**Records**
======

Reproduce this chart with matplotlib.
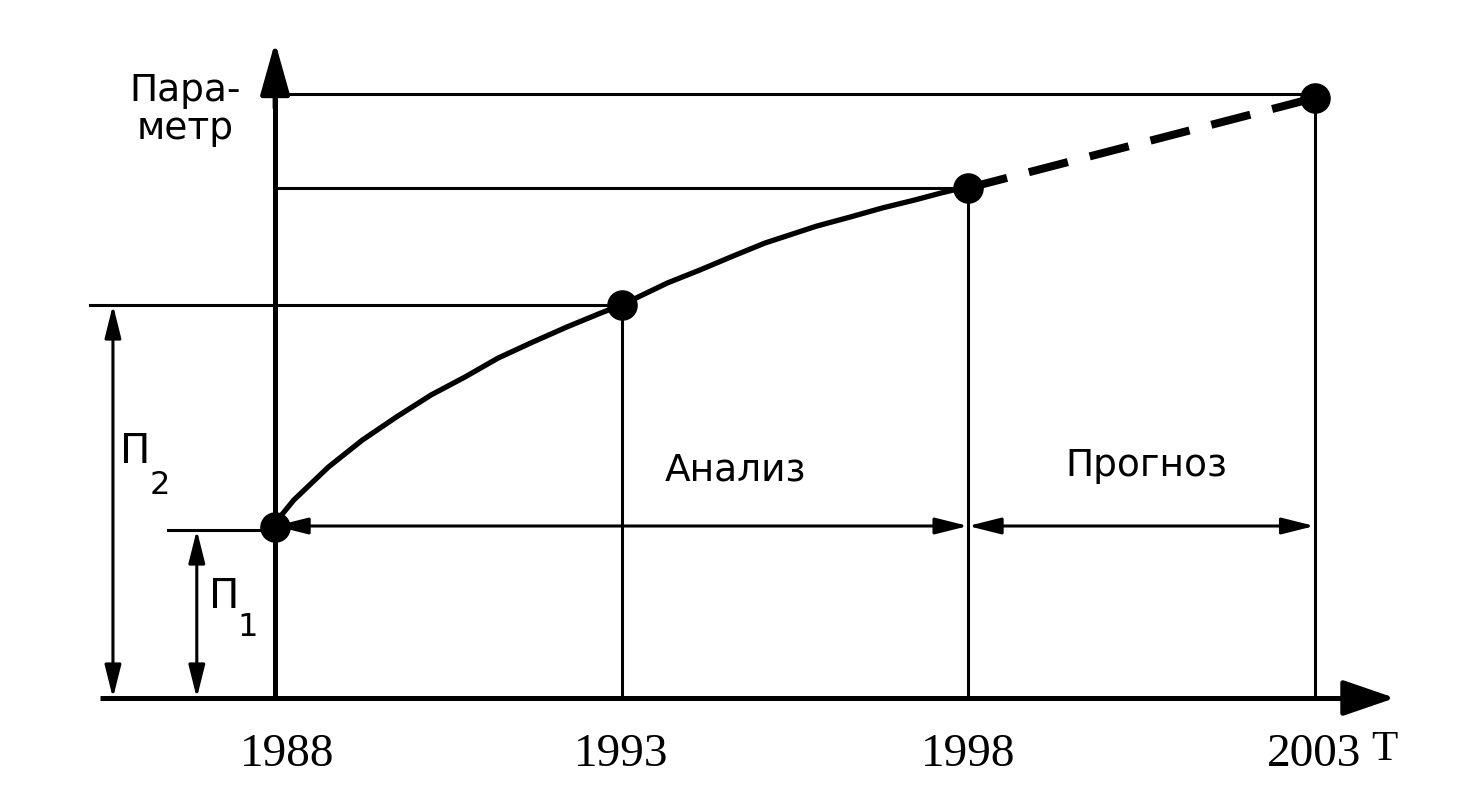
import matplotlib
matplotlib.use('Agg')
import matplotlib.pyplot as plt

# ===== Данные =====
years = [1988, 1993, 1998, 2003]          # опорные годы
values = [1.71, 3.93, 5.10, 6.0]           # значения параметра в опорных точках
year_labels = ['1988', '1993', '1998', '2003']

# точки кривой анализа (1988-1998)
curve_years = [1988, 1988.07, 1988.27, 1988.77, 1989.26, 1989.75, 1990.25, 1990.74,
               1991.22, 1991.72, 1992.21, 1992.70, 1993,
               1993.66, 1994.13, 1994.61, 1995.07, 1995.82, 1996.30, 1996.76,
               1997.23, 1997.61, 1997.79, 1998]
curve_values = [1.71, 1.81, 1.98, 2.31, 2.58, 2.81, 3.03, 3.21,
                3.40, 3.56, 3.71, 3.85, 3.93,
                4.15, 4.28, 4.42, 4.55, 4.72, 4.81, 4.90,
                4.98, 5.05, 5.08, 5.10]

# прогноз (1998-2003)
forecast_years = [1998, 2003]
forecast_values = [5.10, 6.0]

y_label = 'Пара-\nметр'
x_label = 'T'
period_labels = ['Анализ', 'Прогноз']

# узкий шрифт для годов: первый установленный из списка
narrow = ['Liberation Sans Narrow', 'DejaVu Sans Condensed', 'Liberation Serif']
plain = ['DejaVu Sans']

fig = plt.figure(figsize=(14.67, 8.06), dpi=100)
ax = fig.add_axes([0, 0, 1, 1])
ax.set_xlim(1984.03, 2005.2)
ax.set_ylim(-1.08, 6.98)
ax.axis('off')

thin = 2.2
thick = 3.6


def arrow(x0, y0, x1, y1, style, lw=thin, hl=2.0, hw=0.5, ms=10):
    """Стрелка в координатах данных."""
    ax.annotate('', xy=(x1, y1), xytext=(x0, y0),
                arrowprops=dict(arrowstyle=f'{style},head_length={hl},head_width={hw}',
                                color='black', lw=lw, shrinkA=0, shrinkB=0,
                                mutation_scale=ms))


# ===== Оси =====
ax.plot([1985.47, 2003.5], [0, 0], color='black', lw=thick, solid_capstyle='butt')
arrow(2003.4, 0, 2004.16, 0, '-|>', lw=thick, hl=3.2, hw=1.1)
ax.plot([years[0], years[0]], [0, 6.0], color='black', lw=thick, solid_capstyle='butt')
arrow(years[0], 5.9, years[0], 6.56, '-|>', lw=thick, hl=3.2, hw=0.9)

# ===== Горизонтальные уровни =====
ax.plot([years[0], years[3]], [values[3] + 0.04, values[3] + 0.04], color='black', lw=thin)
ax.plot([years[0], years[2]], [values[2], values[2]], color='black', lw=thin)
ax.plot([1985.33, years[1]], [values[1], values[1]], color='black', lw=thin)
ax.plot([1986.46, years[0]], [values[0] - 0.03, values[0] - 0.03], color='black', lw=thin)

# ===== Вертикальные линии =====
for yr, v in zip(years[1:], values[1:]):
    ax.plot([yr, yr], [0, v], color='black', lw=thin)

# ===== Размерные стрелки П1, П2 =====
arrow(1985.66, 0, 1985.66, values[1], '<|-|>')
arrow(1986.87, 0, 1986.87, values[0] - 0.03, '<|-|>')

# ===== Интервалы анализа и прогноза =====
arrow(years[0], values[0] + 0.01, years[2], values[0] + 0.01, '<|-|>')
arrow(years[2], values[0] + 0.01, years[3], values[0] + 0.01, '<|-|>')

# ===== Кривая и прогноз =====
ax.plot(curve_years, curve_values, color='black', lw=3.8, solid_capstyle='round',
        solid_joinstyle='round')
ax.plot(forecast_years, forecast_values, color='black', lw=5.8,
        linestyle=(0, (5.0, 2.8)))
ax.plot(years, values, 'o', color='black', ms=21, zorder=5)

# ===== Подписи =====
ax.text(1986.7, 5.88, y_label, ha='center', va='center', fontsize=27,
        family=plain, linespacing=1.05)
for yr, lab in zip(years, year_labels):
    ax.text(yr + (0.17 if yr == years[0] else 0), -0.57, lab, ha='center',
            va='center', fontsize=34, family=narrow, fontstretch='condensed')
ax.text(2004.0, -0.52, x_label, ha='center', va='center', fontsize=31,
        family=narrow, fontstretch='condensed')

ax.text(1994.64, 2.28, period_labels[0], ha='center', va='center', fontsize=27, family=plain)
ax.text(2000.58, 2.32, period_labels[1], ha='center', va='center', fontsize=27, family=plain)

ax.text(1985.98, 2.46, 'П', ha='center', va='center', fontsize=29, family=plain)
ax.text(1986.34, 2.13, '2', ha='center', va='center', fontsize=23, family=plain)
ax.text(1987.26, 1.01, 'П', ha='center', va='center', fontsize=29, family=plain)
ax.text(1987.61, 0.70, '1', ha='center', va='center', fontsize=23, family=plain)

fig.savefig('out.png', dpi=100, facecolor='white')
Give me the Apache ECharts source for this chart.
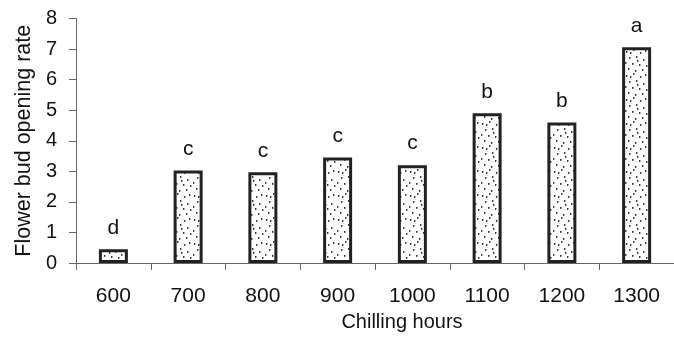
<!DOCTYPE html>
<html>
<head>
<meta charset="utf-8">
<script src="https://cdn.jsdelivr.net/npm/echarts@6/dist/echarts.min.js"></script>
<style>
  html, body { margin: 0; padding: 0; background: #fff; }
  #chart { width: 674px; height: 340px; }
</style>
</head>
<body>
<div id="chart"></div>
<script>
var hours = ['600', '700', '800', '900', '1000', '1100', '1200', '1300']
var openingRate = [0.45, 3.03, 2.97, 3.45, 3.2, 4.9, 4.6, 7.06]
var letters = ['d', 'c', 'c', 'c', 'c', 'b', 'b', 'a']

// stipple fill for the bars
function makeDots() {
  var c = document.createElement('canvas')
  c.width = 24
  c.height = 24
  var ctx = c.getContext('2d')
  ctx.fillStyle = '#fff'
  ctx.fillRect(0, 0, 24, 24)
  ctx.fillStyle = '#2a2a2a'
  var pts = [[2, 3], [9, 1], [16, 4], [21, 2], [5, 9], [12, 8], [19, 11], [1, 14],
    [8, 15], [15, 16], [22, 17], [4, 20], [11, 22], [18, 21], [13, 12], [6, 4]]
  pts.forEach(function (p) {
    ctx.fillRect(p[0], p[1], 1.4, 1.8)
  })
  return c
}

var myChart = echarts.init(document.getElementById('chart'))
myChart.setOption({
  animation: false,
  textStyle: { fontFamily: 'Liberation Sans, Arial, sans-serif' },
  grid: { left: 76, right: 0, top: 18.5, bottom: 77 },
  xAxis: {
    type: 'category',
    data: hours,
    name: 'Chilling hours',
    nameLocation: 'middle',
    nameGap: 49,
    nameTextStyle: { color: '#111', fontSize: 20, padding: [0, 0, 0, 54] },
    axisLine: { lineStyle: { color: '#666', width: 1 } },
    axisTick: { show: true, inside: false, length: 7, lineStyle: { color: '#666' } },
    axisLabel: { color: '#111', fontSize: 21, margin: 23 }
  },
  yAxis: {
    type: 'value',
    min: 0,
    max: 8,
    interval: 1,
    name: 'Flower bud opening rate',
    nameLocation: 'middle',
    nameGap: 41,
    nameTextStyle: { color: '#111', fontSize: 21.5 },
    splitLine: { show: false },
    axisLine: { show: true, lineStyle: { color: '#666', width: 1 } },
    axisTick: { show: true, length: 7, lineStyle: { color: '#666' } },
    axisLabel: { color: '#111', fontSize: 20, margin: 19 }
  },
  series: [
    {
      type: 'bar',
      barWidth: 29,
      data: openingRate,
      itemStyle: {
        color: { image: makeDots(), repeat: 'repeat' },
        borderColor: '#222',
        borderWidth: 3
      },
      label: {
        show: true,
        position: 'top',
        distance: 11,
        color: '#111',
        fontSize: 21,
        formatter: function (p) {
          return letters[p.dataIndex]
        }
      }
    }
  ]
})
</script>
</body>
</html>
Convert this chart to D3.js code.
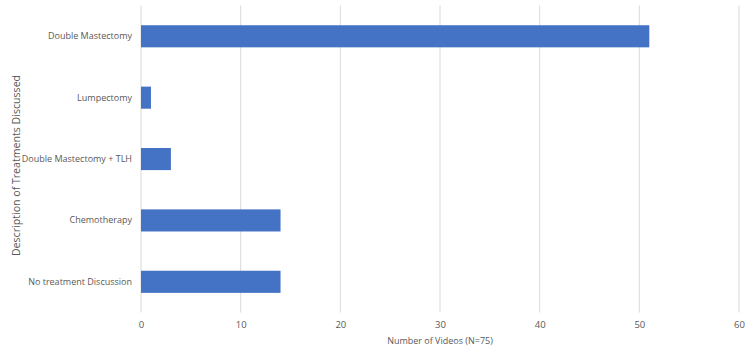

======

**Exercise**
Skip the pictures and restate exactly the lines from the beginning of the listing to the line with "year_labels = ['1988', '1993', '1998', '2003']", that line included.

**Result of this exercise**
Reproduce this chart with matplotlib.
import matplotlib
matplotlib.use('Agg')
import matplotlib.pyplot as plt

# ===== Данные =====
years = [1988, 1993, 1998, 2003]          # опорные годы
values = [1.71, 3.93, 5.10, 6.0]           # значения параметра в опорных точках
year_labels = ['1988', '1993', '1998', '2003']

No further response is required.